▶ SHORT TASK
Gather, from the listing beneath this task, every line holding the string "React".

Figure scripts
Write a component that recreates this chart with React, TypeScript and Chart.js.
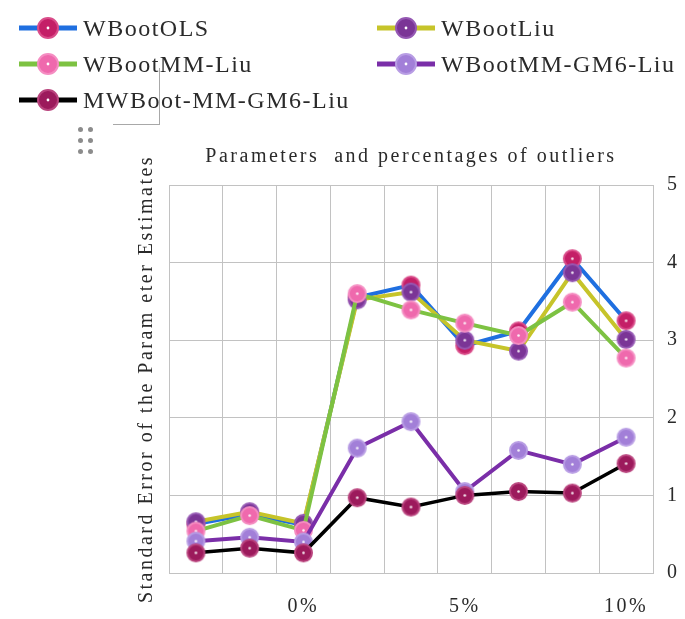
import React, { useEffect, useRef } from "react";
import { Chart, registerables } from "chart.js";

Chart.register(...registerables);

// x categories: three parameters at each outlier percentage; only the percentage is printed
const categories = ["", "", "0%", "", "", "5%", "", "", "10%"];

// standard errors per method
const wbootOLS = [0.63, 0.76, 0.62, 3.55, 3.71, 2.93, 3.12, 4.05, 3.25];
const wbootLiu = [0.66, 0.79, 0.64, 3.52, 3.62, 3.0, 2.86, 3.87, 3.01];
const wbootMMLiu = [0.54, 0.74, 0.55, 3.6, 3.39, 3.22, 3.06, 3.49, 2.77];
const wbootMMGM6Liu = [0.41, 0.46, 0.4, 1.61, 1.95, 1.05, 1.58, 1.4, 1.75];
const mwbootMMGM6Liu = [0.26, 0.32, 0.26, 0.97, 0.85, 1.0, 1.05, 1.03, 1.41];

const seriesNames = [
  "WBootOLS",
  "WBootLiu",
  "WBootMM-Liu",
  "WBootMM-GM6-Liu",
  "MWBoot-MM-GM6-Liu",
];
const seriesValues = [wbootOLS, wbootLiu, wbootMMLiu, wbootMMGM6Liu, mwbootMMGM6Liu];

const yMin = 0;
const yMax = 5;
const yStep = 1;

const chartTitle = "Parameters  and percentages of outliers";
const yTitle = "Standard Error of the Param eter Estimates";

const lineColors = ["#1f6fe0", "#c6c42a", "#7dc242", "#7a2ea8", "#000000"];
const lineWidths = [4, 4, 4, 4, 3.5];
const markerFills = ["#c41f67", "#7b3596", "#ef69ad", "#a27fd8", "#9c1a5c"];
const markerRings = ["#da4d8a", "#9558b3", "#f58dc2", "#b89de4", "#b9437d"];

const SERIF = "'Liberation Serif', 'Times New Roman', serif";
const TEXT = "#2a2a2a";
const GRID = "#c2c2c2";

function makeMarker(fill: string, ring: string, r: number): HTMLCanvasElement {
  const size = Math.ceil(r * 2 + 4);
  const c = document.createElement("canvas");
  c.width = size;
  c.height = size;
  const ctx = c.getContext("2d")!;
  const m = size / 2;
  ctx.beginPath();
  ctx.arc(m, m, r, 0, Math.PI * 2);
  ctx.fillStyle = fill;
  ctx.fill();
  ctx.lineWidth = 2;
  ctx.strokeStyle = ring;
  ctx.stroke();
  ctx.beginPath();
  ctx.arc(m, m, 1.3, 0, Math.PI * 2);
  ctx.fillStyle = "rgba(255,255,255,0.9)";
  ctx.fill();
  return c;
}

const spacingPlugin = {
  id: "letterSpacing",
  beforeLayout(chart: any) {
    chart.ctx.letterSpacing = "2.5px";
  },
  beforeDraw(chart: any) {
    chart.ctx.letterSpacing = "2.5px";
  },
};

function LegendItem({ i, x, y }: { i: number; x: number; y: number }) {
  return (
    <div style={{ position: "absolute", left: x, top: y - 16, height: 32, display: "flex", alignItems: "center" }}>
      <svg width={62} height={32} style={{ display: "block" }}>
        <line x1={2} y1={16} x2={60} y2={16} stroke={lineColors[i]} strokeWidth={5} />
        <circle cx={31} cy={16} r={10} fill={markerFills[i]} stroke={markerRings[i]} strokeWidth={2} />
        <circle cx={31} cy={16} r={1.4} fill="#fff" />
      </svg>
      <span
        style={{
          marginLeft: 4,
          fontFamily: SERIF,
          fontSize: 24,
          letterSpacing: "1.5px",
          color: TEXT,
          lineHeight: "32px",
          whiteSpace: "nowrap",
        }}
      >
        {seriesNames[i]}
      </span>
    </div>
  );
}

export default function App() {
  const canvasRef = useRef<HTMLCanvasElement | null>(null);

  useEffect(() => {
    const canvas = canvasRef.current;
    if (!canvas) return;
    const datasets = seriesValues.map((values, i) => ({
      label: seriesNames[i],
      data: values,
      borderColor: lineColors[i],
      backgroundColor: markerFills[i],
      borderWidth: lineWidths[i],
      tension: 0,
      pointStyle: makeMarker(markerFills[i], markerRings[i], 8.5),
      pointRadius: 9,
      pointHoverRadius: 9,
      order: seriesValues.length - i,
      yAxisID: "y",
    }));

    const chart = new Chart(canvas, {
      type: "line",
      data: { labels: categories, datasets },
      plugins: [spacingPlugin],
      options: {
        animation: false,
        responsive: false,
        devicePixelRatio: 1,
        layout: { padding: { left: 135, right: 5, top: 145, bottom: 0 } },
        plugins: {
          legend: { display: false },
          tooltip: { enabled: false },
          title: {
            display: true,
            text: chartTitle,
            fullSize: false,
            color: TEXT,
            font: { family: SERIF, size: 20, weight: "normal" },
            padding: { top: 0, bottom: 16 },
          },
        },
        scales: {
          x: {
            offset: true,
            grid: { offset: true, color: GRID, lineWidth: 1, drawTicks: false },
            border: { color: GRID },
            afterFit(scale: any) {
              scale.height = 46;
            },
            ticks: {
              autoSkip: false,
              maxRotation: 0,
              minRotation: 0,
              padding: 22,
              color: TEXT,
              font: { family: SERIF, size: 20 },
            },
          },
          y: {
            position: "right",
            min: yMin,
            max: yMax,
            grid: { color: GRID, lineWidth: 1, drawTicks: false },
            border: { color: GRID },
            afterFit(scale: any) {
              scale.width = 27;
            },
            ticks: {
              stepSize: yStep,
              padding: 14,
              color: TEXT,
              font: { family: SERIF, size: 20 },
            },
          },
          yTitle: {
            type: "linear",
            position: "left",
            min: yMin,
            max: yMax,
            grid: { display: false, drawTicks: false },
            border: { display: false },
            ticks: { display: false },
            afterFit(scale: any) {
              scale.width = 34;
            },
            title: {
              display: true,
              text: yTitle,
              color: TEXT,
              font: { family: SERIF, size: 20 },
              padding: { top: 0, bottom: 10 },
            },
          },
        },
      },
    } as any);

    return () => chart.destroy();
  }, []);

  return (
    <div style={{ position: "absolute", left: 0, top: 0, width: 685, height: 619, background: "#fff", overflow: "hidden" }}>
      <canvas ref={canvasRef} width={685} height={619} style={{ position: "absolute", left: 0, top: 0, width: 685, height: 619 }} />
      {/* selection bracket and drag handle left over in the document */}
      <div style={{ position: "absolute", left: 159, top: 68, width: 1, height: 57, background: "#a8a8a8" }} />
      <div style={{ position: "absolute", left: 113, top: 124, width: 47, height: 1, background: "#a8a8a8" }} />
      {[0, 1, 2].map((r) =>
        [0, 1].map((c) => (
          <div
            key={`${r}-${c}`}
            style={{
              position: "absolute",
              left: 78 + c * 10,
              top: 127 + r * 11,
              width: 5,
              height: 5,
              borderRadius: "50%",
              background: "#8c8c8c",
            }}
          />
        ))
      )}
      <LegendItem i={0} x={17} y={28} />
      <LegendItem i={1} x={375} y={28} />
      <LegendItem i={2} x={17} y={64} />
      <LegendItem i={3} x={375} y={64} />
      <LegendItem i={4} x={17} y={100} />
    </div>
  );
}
--
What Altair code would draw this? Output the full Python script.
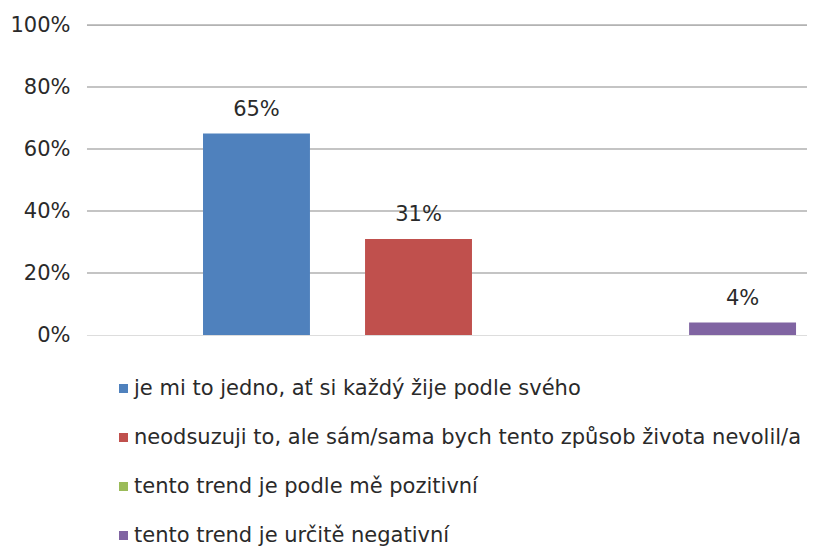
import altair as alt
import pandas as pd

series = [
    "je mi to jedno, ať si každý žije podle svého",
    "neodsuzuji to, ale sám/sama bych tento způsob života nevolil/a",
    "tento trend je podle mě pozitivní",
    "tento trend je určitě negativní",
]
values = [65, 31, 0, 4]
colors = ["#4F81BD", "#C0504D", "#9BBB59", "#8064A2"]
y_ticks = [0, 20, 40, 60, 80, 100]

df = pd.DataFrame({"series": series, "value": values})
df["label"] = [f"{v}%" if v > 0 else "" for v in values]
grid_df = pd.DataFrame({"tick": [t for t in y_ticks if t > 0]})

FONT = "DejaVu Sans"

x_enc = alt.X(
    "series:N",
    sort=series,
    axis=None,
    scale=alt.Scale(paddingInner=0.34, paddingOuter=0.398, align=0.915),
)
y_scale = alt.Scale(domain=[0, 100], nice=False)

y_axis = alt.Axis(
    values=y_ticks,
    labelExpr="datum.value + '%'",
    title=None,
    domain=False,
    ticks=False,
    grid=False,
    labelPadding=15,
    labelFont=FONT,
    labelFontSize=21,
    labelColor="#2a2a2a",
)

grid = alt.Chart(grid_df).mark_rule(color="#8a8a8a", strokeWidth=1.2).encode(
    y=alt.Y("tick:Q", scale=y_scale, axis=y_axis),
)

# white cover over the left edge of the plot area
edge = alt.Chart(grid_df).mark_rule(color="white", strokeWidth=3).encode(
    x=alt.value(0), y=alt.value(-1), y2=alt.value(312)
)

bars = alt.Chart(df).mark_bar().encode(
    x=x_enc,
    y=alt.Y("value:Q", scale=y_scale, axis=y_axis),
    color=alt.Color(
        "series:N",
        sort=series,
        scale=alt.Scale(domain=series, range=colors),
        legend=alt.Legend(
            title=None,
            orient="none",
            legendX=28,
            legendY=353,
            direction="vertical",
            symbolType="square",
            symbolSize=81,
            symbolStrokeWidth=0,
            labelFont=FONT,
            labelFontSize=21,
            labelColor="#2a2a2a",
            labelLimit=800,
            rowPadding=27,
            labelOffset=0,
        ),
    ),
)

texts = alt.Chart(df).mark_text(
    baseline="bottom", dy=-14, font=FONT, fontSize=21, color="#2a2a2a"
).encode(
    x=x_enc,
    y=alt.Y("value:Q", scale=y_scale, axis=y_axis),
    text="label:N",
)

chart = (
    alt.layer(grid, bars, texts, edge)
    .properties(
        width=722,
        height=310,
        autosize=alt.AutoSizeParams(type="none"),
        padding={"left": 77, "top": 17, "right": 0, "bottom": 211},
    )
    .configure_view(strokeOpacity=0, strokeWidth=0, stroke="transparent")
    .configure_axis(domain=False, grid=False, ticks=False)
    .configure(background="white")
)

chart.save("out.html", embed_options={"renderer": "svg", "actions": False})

▶ SOLUTION TO THIS TASK
Write a component that recreates this chart with React, TypeScript and Chart.js.
import React, { useEffect, useRef } from "react";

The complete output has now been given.